Stored entries:
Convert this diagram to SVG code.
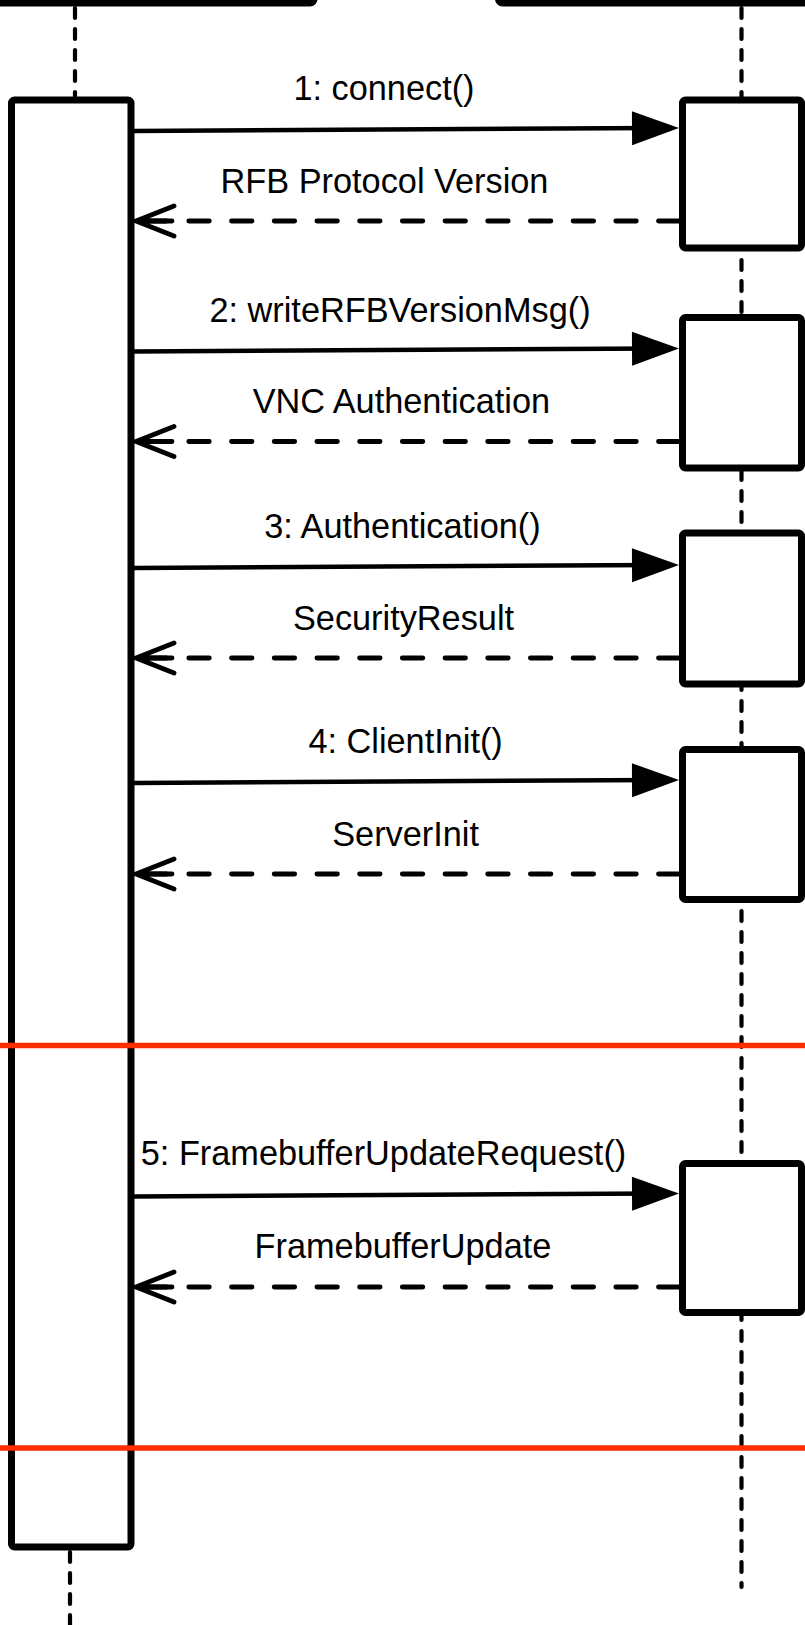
<svg xmlns="http://www.w3.org/2000/svg" width="805" height="1625" viewBox="0 0 805 1625">
  <style>
    .obj { fill: #fff; stroke: #000; stroke-width: 7; }
    .life { fill: none; stroke: #000; stroke-width: 4.2; stroke-dasharray: 10 11; stroke-linecap: round; }
    .call { fill: none; stroke: #000; stroke-width: 4.5; }
    .reply { fill: none; stroke: #000; stroke-width: 4.8; stroke-dasharray: 20.5 22.2; stroke-linecap: round; }
    .sep { stroke: #ff2d00; stroke-width: 5.5; }
    text { font-family: "Liberation Sans", Arial, Helvetica, sans-serif; font-size: 34.3px; fill: #000; text-anchor: middle; }
  </style>
  <defs>
    <marker id="solidHead" markerUnits="userSpaceOnUse" orient="auto" refX="0" refY="0" overflow="visible">
      <path d="M-27,-17 L20,0 L-27,17 Z" fill="#000"/>
    </marker>
    <marker id="openHead" markerUnits="userSpaceOnUse" orient="auto" refX="0" refY="0" overflow="visible">
      <path d="M-38,-15 L0,0 L-38,15 M0,0 H-36" fill="none" stroke="#000" stroke-width="4.8" stroke-linecap="round" stroke-linejoin="miter"/>
    </marker>
  </defs>

  <!-- lifelines -->
  <g id="lifelines">
    <path class="life" d="M75,8 V96"/>
    <path class="life" d="M70,1552 V1625"/>
    <path class="life" d="M741.5,8 V1587"/>
  </g>

  <!-- participant heads (cut at the top edge) -->
  <g id="client-head">
    <rect class="obj" x="-20" y="-100" width="334" height="103" rx="4"/>
  </g>
  <g id="server-head">
    <rect class="obj" x="498.5" y="-100" width="340" height="103" rx="4"/>
  </g>

  <!-- client activation -->
  <g id="client-activation">
    <rect class="obj" x="11.5" y="100" width="119.5" height="1447" rx="3"/>
  </g>

  <!-- server activations -->
  <g id="server-act-1"><rect class="obj" x="682.5" y="100" width="119" height="148" rx="3"/></g>
  <g id="server-act-2"><rect class="obj" x="682.5" y="317.5" width="119" height="150.5" rx="3"/></g>
  <g id="server-act-3"><rect class="obj" x="682.5" y="533" width="119" height="151" rx="3"/></g>
  <g id="server-act-4"><rect class="obj" x="682.5" y="749.5" width="119" height="150" rx="3"/></g>
  <g id="server-act-5"><rect class="obj" x="682.5" y="1163.5" width="119" height="149" rx="3"/></g>

  <!-- messages -->
  <g id="connectors">
    <path class="call" d="M134,131 L659,128" marker-end="url(#solidHead)"/>
    <path class="reply" d="M679,221 H136" marker-end="url(#openHead)"/>

    <path class="call" d="M134,351.5 L659,348.5" marker-end="url(#solidHead)"/>
    <path class="reply" d="M679,441.5 H136" marker-end="url(#openHead)"/>

    <path class="call" d="M134,568 L659,565" marker-end="url(#solidHead)"/>
    <path class="reply" d="M679,658 H136" marker-end="url(#openHead)"/>

    <path class="call" d="M134,783 L659,780" marker-end="url(#solidHead)"/>
    <path class="reply" d="M679,874 H136" marker-end="url(#openHead)"/>

    <path class="call" d="M134,1196.5 L659,1193.5" marker-end="url(#solidHead)"/>
    <path class="reply" d="M679,1287 H136" marker-end="url(#openHead)"/>
  </g>

  <!-- message labels -->
  <g id="labels">
    <text x="384" y="99.5">1: connect()</text>
    <text x="384.5" y="192.5">RFB Protocol Version</text>
    <text x="400" y="321.7">2: writeRFBVersionMsg()</text>
    <text x="401.4" y="413">VNC Authentication</text>
    <text x="402.5" y="537.5">3: Authentication()</text>
    <text x="403.5" y="629.5">SecurityResult</text>
    <text x="405.6" y="752.5">4: ClientInit()</text>
    <text x="405.6" y="845.5">ServerInit</text>
    <text x="383.5" y="1165">5: FramebufferUpdateRequest()</text>
    <text x="403" y="1258.3">FramebufferUpdate</text>
  </g>

  <!-- phase separators -->
  <g id="separators">
    <line class="sep" x1="0" y1="1045.5" x2="805" y2="1045.5"/>
    <line class="sep" x1="0" y1="1448" x2="805" y2="1448"/>
  </g>
</svg>
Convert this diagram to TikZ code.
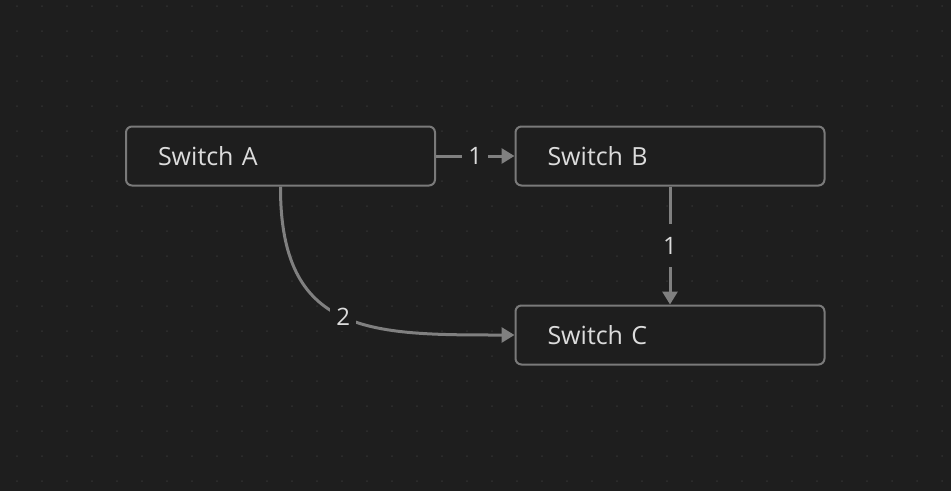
\documentclass[tikz,border=0pt]{standalone}
\usepackage{fontspec}
\setmainfont{Open Sans}
\usetikzlibrary{arrows.meta}
\definecolor{bg}{HTML}{1E1E1E}
\definecolor{dotc}{HTML}{303030}
\definecolor{edge}{HTML}{808080}
\definecolor{border}{HTML}{7A7A7A}
\definecolor{txt}{HTML}{DCDCDC}
\begin{document}
\begin{tikzpicture}[x=1pt,y=-1pt,
  box/.style={draw=border, line width=2pt, fill=bg, rounded corners=6pt,
    minimum height=59pt, text width=245pt, inner xsep=32pt, inner ysep=0pt,
    align=left, text=txt, font=\fontsize{25}{29}\selectfont},
  conn/.style={draw=edge, line width=3pt, -{Triangle[length=13pt,width=15pt]}},
  lbl/.style={fill=bg, text=txt, inner xsep=6pt, inner ysep=13pt, font=\fontsize{24}{28}\selectfont}]
\fill[bg] (0,0) rectangle (951,491);
\useasboundingbox (0,0) rectangle (951,491);
\foreach \i in {0,...,37}{
  \foreach \j in {0,...,19}{
    \fill[dotc] (17+25*\i,6+25*\j) circle (1pt);
  }
}
\node[box] (A) at (280.5,156) {Switch A};
\node[box] (B) at (670,156) {Switch B};
\node[box] (C) at (670,335) {Switch C};
\draw[conn] (A.east) -- node[lbl, inner ysep=4pt] (l1) {1} (B.west);
\draw[conn] (B.south) -- node[lbl] (l2) {1} (C.north);
\draw[conn] (A.south) .. controls (280,335) and (370,335) .. node[lbl, inner sep=6pt] (l3) {2} (C.west);
\end{tikzpicture}
\end{document}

(What to do) Reproduce all of the material above word for word. Omit the pictures.

(Response to this task)
Convert this diagram to SVG code.
<svg xmlns="http://www.w3.org/2000/svg" width="805" height="1625" viewBox="0 0 805 1625">
  <style>
    .obj { fill: #fff; stroke: #000; stroke-width: 7; }
    .life { fill: none; stroke: #000; stroke-width: 4.2; stroke-dasharray: 10 11; stroke-linecap: round; }
    .call { fill: none; stroke: #000; stroke-width: 4.5; }
    .reply { fill: none; stroke: #000; stroke-width: 4.8; stroke-dasharray: 20.5 22.2; stroke-linecap: round; }
    .sep { stroke: #ff2d00; stroke-width: 5.5; }
    text { font-family: "Liberation Sans", Arial, Helvetica, sans-serif; font-size: 34.3px; fill: #000; text-anchor: middle; }
  </style>
  <defs>
    <marker id="solidHead" markerUnits="userSpaceOnUse" orient="auto" refX="0" refY="0" overflow="visible">
      <path d="M-27,-17 L20,0 L-27,17 Z" fill="#000"/>
    </marker>
    <marker id="openHead" markerUnits="userSpaceOnUse" orient="auto" refX="0" refY="0" overflow="visible">
      <path d="M-38,-15 L0,0 L-38,15 M0,0 H-36" fill="none" stroke="#000" stroke-width="4.8" stroke-linecap="round" stroke-linejoin="miter"/>
    </marker>
  </defs>

  <!-- lifelines -->
  <g id="lifelines">
    <path class="life" d="M75,8 V96"/>
    <path class="life" d="M70,1552 V1625"/>
    <path class="life" d="M741.5,8 V1587"/>
  </g>

  <!-- participant heads (cut at the top edge) -->
  <g id="client-head">
    <rect class="obj" x="-20" y="-100" width="334" height="103" rx="4"/>
  </g>
  <g id="server-head">
    <rect class="obj" x="498.5" y="-100" width="340" height="103" rx="4"/>
  </g>

  <!-- client activation -->
  <g id="client-activation">
    <rect class="obj" x="11.5" y="100" width="119.5" height="1447" rx="3"/>
  </g>

  <!-- server activations -->
  <g id="server-act-1"><rect class="obj" x="682.5" y="100" width="119" height="148" rx="3"/></g>
  <g id="server-act-2"><rect class="obj" x="682.5" y="317.5" width="119" height="150.5" rx="3"/></g>
  <g id="server-act-3"><rect class="obj" x="682.5" y="533" width="119" height="151" rx="3"/></g>
  <g id="server-act-4"><rect class="obj" x="682.5" y="749.5" width="119" height="150" rx="3"/></g>
  <g id="server-act-5"><rect class="obj" x="682.5" y="1163.5" width="119" height="149" rx="3"/></g>

  <!-- messages -->
  <g id="connectors">
    <path class="call" d="M134,131 L659,128" marker-end="url(#solidHead)"/>
    <path class="reply" d="M679,221 H136" marker-end="url(#openHead)"/>

    <path class="call" d="M134,351.5 L659,348.5" marker-end="url(#solidHead)"/>
    <path class="reply" d="M679,441.5 H136" marker-end="url(#openHead)"/>

    <path class="call" d="M134,568 L659,565" marker-end="url(#solidHead)"/>
    <path class="reply" d="M679,658 H136" marker-end="url(#openHead)"/>

    <path class="call" d="M134,783 L659,780" marker-end="url(#solidHead)"/>
    <path class="reply" d="M679,874 H136" marker-end="url(#openHead)"/>

    <path class="call" d="M134,1196.5 L659,1193.5" marker-end="url(#solidHead)"/>
    <path class="reply" d="M679,1287 H136" marker-end="url(#openHead)"/>
  </g>

  <!-- message labels -->
  <g id="labels">
    <text x="384" y="99.5">1: connect()</text>
    <text x="384.5" y="192.5">RFB Protocol Version</text>
    <text x="400" y="321.7">2: writeRFBVersionMsg()</text>
    <text x="401.4" y="413">VNC Authentication</text>
    <text x="402.5" y="537.5">3: Authentication()</text>
    <text x="403.5" y="629.5">SecurityResult</text>
    <text x="405.6" y="752.5">4: ClientInit()</text>
    <text x="405.6" y="845.5">ServerInit</text>
    <text x="383.5" y="1165">5: FramebufferUpdateRequest()</text>
    <text x="403" y="1258.3">FramebufferUpdate</text>
  </g>

  <!-- phase separators -->
  <g id="separators">
    <line class="sep" x1="0" y1="1045.5" x2="805" y2="1045.5"/>
    <line class="sep" x1="0" y1="1448" x2="805" y2="1448"/>
  </g>
</svg>
Convert this diagram to TikZ code.
\documentclass[tikz,border=0pt]{standalone}
\usepackage{fontspec}
\setmainfont{Open Sans}
\usetikzlibrary{arrows.meta}
\definecolor{bg}{HTML}{1E1E1E}
\definecolor{dotc}{HTML}{303030}
\definecolor{edge}{HTML}{808080}
\definecolor{border}{HTML}{7A7A7A}
\definecolor{txt}{HTML}{DCDCDC}
\begin{document}
\begin{tikzpicture}[x=1pt,y=-1pt,
  box/.style={draw=border, line width=2pt, fill=bg, rounded corners=6pt,
    minimum height=59pt, text width=245pt, inner xsep=32pt, inner ysep=0pt,
    align=left, text=txt, font=\fontsize{25}{29}\selectfont},
  conn/.style={draw=edge, line width=3pt, -{Triangle[length=13pt,width=15pt]}},
  lbl/.style={fill=bg, text=txt, inner xsep=6pt, inner ysep=13pt, font=\fontsize{24}{28}\selectfont}]
\fill[bg] (0,0) rectangle (951,491);
\useasboundingbox (0,0) rectangle (951,491);
\foreach \i in {0,...,37}{
  \foreach \j in {0,...,19}{
    \fill[dotc] (17+25*\i,6+25*\j) circle (1pt);
  }
}
\node[box] (A) at (280.5,156) {Switch A};
\node[box] (B) at (670,156) {Switch B};
\node[box] (C) at (670,335) {Switch C};
\draw[conn] (A.east) -- node[lbl, inner ysep=4pt] (l1) {1} (B.west);
\draw[conn] (B.south) -- node[lbl] (l2) {1} (C.north);
\draw[conn] (A.south) .. controls (280,335) and (370,335) .. node[lbl, inner sep=6pt] (l3) {2} (C.west);
\end{tikzpicture}
\end{document}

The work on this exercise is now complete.